Several years ago, after hearing a story on NPR about World War II veterans, I asked my father to record his memories and experiences serving the in US Army during World War II. What he wrote was quite different than the stories we read in the history books, coming from someone who lived and served our country during that important time.
That story on NPR reminded me of the urgency and importance of my fathers memoirs. Over 1200 World War II veterans die each day, many leaving their story untold. I am blessed that my father was able to write the words you read below. Many veterans, my father included, rarely talked about the war.
Here is a continuation of my father’s story:
Now onwards. We boarded another ship to sail for the invasion of Luzon. This was a quiet landing–no resistance at this point. boarded 2 1/2 ton trunks and off towards Manila. This was the amazing part, as all the way to Manila which was several hundred miles, the local people threw flowers and kisses at us. Nothing exciting happened here, except one night the driver got lost and our convoy ended-up behind the enemy lines. When we suspicioned something drastically wrong, turned around and took tail back to our line. However, nothing happened and we returned safely.
Finally, arrived in Manila. Housed in a big building in town along the Jones River. Japs on the other side and holed-up in the ice house which was being blasted 24 hrs. day. Manila was a great experience. People were friendly. invited us over for dinner. Brought out all kinds of jewelry etc to sale.
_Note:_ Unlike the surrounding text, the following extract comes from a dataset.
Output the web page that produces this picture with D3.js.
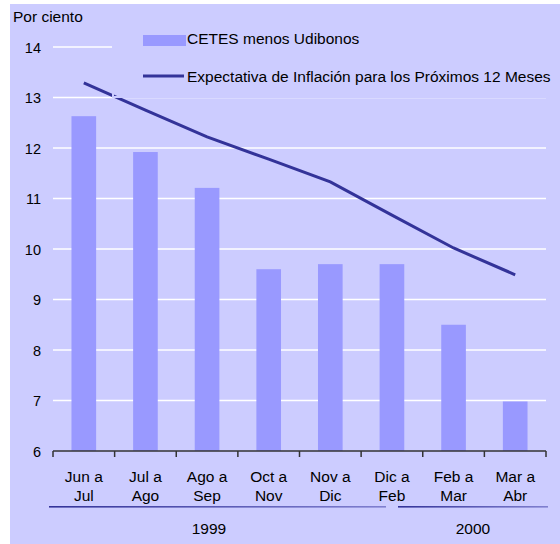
<!DOCTYPE html>
<html lang="es">
<head>
<meta charset="UTF-8"/>
<title>CETES menos Udibonos</title>
<style>
  body { margin: 0; background: #ffffff; }
  svg { display: block; }
  text { font-family: "Liberation Sans", Arial, sans-serif; font-size: 15.5px; fill: #000; }
  text.tick { font-size: 14.5px; }
  .grid line { stroke: #ffffff; stroke-width: 1.5; }
  .bar { fill: #9999ff; }
  .serie { fill: none; stroke: #333399; stroke-width: 3; }
</style>
</head>
<body>
<svg width="560" height="544"></svg>
<script src="https://cdnjs.cloudflare.com/ajax/libs/d3/7.8.5/d3.min.js"></script>
<script>
const periodos = [['Jun a', 'Jul'], ['Jul a', 'Ago'], ['Ago a', 'Sep'], ['Oct a', 'Nov'],
                  ['Nov a', 'Dic'], ['Dic a', 'Feb'], ['Feb a', 'Mar'], ['Mar a', 'Abr']];
const cetesUdibonos = [12.63, 11.92, 11.21, 9.60, 9.70, 9.70, 8.50, 6.98];
const expectativa = [13.29, 12.75, 12.22, 11.78, 11.33, 10.67, 10.02, 9.49];
const yTicks = [6, 7, 8, 9, 10, 11, 12, 13, 14];
const anios = ['1999', '2000'];

const svg = d3.select('svg');
const bg = '#ccccff';

svg.append('rect').attr('x', 10).attr('y', 4).attr('width', 550).attr('height', 540).attr('fill', bg);

const x = d3.scaleBand().domain(d3.range(periodos.length)).range([53, 546]);
const y = d3.scaleLinear().domain([6, 14]).range([451, 47]);

// gridlines
svg.append('g').attr('class', 'grid')
  .selectAll('line').data(yTicks.slice(1)).join('line')
  .attr('x1', 53).attr('x2', 546)
  .attr('y1', d => y(d)).attr('y2', d => y(d));

// y labels
svg.append('g').selectAll('text').data(yTicks).join('text')
  .attr('class', 'tick')
  .attr('x', 41).attr('y', d => y(d) + 5.5)
  .attr('text-anchor', 'end')
  .text(d => d);

svg.append('text').attr('x', 13).attr('y', 22).text('Por ciento');

// legend box covers top gridline
svg.append('rect').attr('x', 113).attr('y', 24).attr('width', 440).attr('height', 73).attr('fill', bg);

// bars
const bw = x.bandwidth() * 0.4;
svg.append('g').selectAll('rect').data(cetesUdibonos).join('rect')
  .attr('class', 'bar')
  .attr('x', (d, i) => x(i) + x.bandwidth() / 2 - bw / 2)
  .attr('width', bw)
  .attr('y', d => y(d))
  .attr('height', d => y(6) - y(d));

// line
const line = d3.line()
  .x((d, i) => x(i) + x.bandwidth() / 2)
  .y(d => y(d));
svg.append('path').datum(expectativa).attr('class', 'serie').attr('d', line);

// legend border leaves a small gap in the line
svg.append('rect').attr('x', 113).attr('y', 24).attr('width', 440).attr('height', 73)
  .attr('fill', 'none').attr('stroke', bg).attr('stroke-width', 2);

svg.append('rect').attr('x', 143).attr('y', 35).attr('width', 43).attr('height', 11).attr('fill', '#9999ff');
svg.append('text').attr('x', 187).attr('y', 44).text('CETES menos Udibonos');
svg.append('line').attr('x1', 143).attr('x2', 184).attr('y1', 76).attr('y2', 76)
  .attr('stroke', '#333399').attr('stroke-width', 3);
svg.append('text').attr('x', 187).attr('y', 82).text('Expectativa de Inflación para los Próximos 12 Meses');

// x axis
const gx = svg.append('g').attr('transform', `translate(0,${y(6)})`);
gx.append('line').attr('x1', x.range()[0]).attr('x2', x.range()[1])
  .attr('stroke', '#333').attr('stroke-width', 1.5);
gx.selectAll('.sep').data(d3.range(periodos.length + 1)).join('line')
  .attr('x1', i => i < periodos.length ? x(i) : x.range()[1])
  .attr('x2', i => i < periodos.length ? x(i) : x.range()[1])
  .attr('y1', 0).attr('y2', 6)
  .attr('stroke', '#333').attr('stroke-width', 1.5);

const lbl = svg.append('g').selectAll('text').data(periodos).join('text')
  .attr('text-anchor', 'middle')
  .attr('transform', (d, i) => `translate(${x(i) + x.bandwidth() / 2},482)`);
lbl.append('tspan').attr('x', 0).attr('y', 0).text(d => d[0]);
lbl.append('tspan').attr('x', 0).attr('y', 19).text(d => d[1]);

// year groups
const defs = svg.append('defs');
const grad = defs.append('linearGradient').attr('id', 'yearGrad');
grad.append('stop').attr('offset', '0%').attr('stop-color', '#333399');
grad.append('stop').attr('offset', '100%').attr('stop-color', '#8080d0');

const yearEdges = [[49, 386], [398, 548]];
const yearCenters = [209, 473];
svg.append('g').selectAll('rect').data(anios).join('rect')
  .attr('x', (d, i) => yearEdges[i][0])
  .attr('width', (d, i) => yearEdges[i][1] - yearEdges[i][0])
  .attr('y', 506).attr('height', 1.6)
  .attr('fill', 'url(#yearGrad)');

svg.append('g').selectAll('text').data(anios).join('text')
  .attr('text-anchor', 'middle')
  .attr('x', (d, i) => yearCenters[i])
  .attr('y', 534)
  .text(d => d);
</script>
</body>
</html>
Stationed here several months and then our duty with McArthur was terminated and we were flown back to our co. in New Caledonia. Shortly thereafter, our company received orders to move up to Luzon. About 50 miles north of Manila and prepare for the invasion of Japan. The move was made and we had strict orders. no leaves to Manila. However, My Sgt. buddy and I decided we would like to visit friends we had made while in Manila. We didn’t have to be at work until 5 PM so we hitchhiked to Manila, visited our friends and started back which shouldn’t have been a problem. However, we got stuck on the road and late reporting for work. Called in and we were both broken of our rank. He from a sgt. and me from a pvt. 1st class. We didn’t care at this time as the war was about at the end and we were going home.
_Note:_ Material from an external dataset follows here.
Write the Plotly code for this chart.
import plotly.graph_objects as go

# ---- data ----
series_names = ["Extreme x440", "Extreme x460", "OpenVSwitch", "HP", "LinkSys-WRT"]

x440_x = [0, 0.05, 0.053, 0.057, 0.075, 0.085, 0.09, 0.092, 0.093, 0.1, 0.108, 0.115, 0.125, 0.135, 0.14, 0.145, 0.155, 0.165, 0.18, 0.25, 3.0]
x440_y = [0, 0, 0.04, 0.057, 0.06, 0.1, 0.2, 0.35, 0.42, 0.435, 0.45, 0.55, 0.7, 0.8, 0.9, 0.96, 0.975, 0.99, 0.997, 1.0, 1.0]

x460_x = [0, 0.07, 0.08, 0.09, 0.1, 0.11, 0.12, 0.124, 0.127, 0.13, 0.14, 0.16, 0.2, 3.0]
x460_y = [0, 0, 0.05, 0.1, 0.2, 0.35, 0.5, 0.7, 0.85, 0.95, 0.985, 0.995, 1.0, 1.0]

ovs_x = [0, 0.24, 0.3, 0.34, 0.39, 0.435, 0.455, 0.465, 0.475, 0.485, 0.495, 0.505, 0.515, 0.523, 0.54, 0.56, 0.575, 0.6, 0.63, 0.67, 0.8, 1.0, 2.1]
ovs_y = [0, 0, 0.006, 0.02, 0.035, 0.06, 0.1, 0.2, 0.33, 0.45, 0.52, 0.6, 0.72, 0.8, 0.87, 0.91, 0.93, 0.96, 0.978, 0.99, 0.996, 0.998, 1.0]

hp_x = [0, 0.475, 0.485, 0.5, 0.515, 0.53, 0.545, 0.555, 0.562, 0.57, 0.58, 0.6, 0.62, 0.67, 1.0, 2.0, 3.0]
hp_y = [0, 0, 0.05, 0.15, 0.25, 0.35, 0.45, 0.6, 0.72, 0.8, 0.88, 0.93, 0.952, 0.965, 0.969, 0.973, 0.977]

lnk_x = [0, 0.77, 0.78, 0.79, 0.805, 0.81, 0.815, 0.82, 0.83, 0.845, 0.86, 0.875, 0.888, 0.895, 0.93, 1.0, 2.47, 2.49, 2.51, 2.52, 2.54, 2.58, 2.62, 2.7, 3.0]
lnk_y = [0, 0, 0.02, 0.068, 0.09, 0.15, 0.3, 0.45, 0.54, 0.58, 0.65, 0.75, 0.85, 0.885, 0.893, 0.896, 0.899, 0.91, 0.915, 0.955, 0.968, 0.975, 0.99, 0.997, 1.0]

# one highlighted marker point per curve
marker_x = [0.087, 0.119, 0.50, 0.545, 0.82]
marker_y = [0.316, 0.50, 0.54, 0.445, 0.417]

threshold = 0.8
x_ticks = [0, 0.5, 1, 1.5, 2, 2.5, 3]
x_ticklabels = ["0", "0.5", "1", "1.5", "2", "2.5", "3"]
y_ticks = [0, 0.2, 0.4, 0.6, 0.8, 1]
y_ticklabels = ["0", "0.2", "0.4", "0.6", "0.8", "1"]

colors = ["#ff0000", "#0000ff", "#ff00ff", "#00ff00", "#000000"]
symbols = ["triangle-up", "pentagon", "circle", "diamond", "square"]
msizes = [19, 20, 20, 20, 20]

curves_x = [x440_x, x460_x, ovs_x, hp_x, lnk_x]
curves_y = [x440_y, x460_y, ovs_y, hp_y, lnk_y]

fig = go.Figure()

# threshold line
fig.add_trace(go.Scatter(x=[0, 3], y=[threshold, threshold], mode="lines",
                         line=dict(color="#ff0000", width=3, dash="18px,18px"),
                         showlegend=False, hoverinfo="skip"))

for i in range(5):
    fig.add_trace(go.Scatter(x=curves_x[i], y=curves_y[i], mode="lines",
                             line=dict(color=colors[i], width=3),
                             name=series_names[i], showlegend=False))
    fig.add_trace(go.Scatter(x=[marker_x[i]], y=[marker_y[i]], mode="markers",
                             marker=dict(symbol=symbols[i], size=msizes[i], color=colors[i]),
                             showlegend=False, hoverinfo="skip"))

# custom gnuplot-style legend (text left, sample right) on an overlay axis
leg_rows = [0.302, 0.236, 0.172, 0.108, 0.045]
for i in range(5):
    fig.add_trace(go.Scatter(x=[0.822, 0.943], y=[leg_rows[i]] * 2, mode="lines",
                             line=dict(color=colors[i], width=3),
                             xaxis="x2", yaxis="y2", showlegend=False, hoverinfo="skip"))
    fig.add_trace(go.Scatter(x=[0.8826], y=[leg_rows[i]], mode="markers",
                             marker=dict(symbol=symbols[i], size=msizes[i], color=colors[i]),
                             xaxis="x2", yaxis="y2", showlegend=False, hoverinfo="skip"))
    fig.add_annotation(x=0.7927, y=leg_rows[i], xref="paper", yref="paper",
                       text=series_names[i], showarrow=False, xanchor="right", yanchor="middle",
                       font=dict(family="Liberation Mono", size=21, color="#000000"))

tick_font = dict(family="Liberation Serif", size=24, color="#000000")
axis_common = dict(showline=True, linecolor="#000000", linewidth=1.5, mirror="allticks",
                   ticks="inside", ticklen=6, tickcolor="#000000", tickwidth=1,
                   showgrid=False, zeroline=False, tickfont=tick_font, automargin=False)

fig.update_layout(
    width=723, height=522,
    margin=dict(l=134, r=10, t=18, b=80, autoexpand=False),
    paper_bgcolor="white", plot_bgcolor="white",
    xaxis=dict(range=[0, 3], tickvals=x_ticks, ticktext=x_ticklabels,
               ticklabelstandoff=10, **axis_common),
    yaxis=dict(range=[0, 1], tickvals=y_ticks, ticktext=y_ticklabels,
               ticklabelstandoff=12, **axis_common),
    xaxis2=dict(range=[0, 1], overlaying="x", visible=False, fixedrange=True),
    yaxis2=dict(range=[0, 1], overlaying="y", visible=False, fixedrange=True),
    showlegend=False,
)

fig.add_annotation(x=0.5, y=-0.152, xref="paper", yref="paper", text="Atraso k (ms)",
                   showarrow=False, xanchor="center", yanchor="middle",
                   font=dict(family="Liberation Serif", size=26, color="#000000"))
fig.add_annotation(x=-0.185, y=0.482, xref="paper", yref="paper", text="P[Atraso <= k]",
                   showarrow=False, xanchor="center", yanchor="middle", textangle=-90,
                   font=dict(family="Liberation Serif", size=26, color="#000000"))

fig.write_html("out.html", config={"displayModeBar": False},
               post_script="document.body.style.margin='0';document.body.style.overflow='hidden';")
Surrender was declared and the 230th moved on to Yokohama, Japan. We quartered in the YMCA. set-up msg. center downtown. By this time, war over and most of our company had sufficient points to go home. Most left, and I was getting close. In the meantime, I was appointed Tech Sgt. of my platoon. in charge of setting radio teletype stations, which I did and assigned the new arrivals to man the stations. I was given a jeep and driver at my disposal which I took advantage and visited Tokyo and surrounding areas. Really was enjoying myself at this time. However, my points-up and off I go to board the aircraft carrier “Intrepid”.
Departed Japan Dec.3, 1945. Crossed the international date line on my birthday Dec. 8th. Had two consecutive birthdays. Arrived in San Francisco Dec. 15th, 1945. Troop train to Fort Knox, Ky. for discharge. However, upon arrival was informed that they had lost my records and I could have a week furlough. Off I trained home and returned to Fort Knox, Kentucky a week later for discharge.
And the story of my army carrier of what my memory recollects.Many more experiences good and bad. Hope whomever has the occasion to read this in the future years won’t be too bored. Good Luck!!!! Overall, it was a good venture and only at the youth I enjoyed at that time.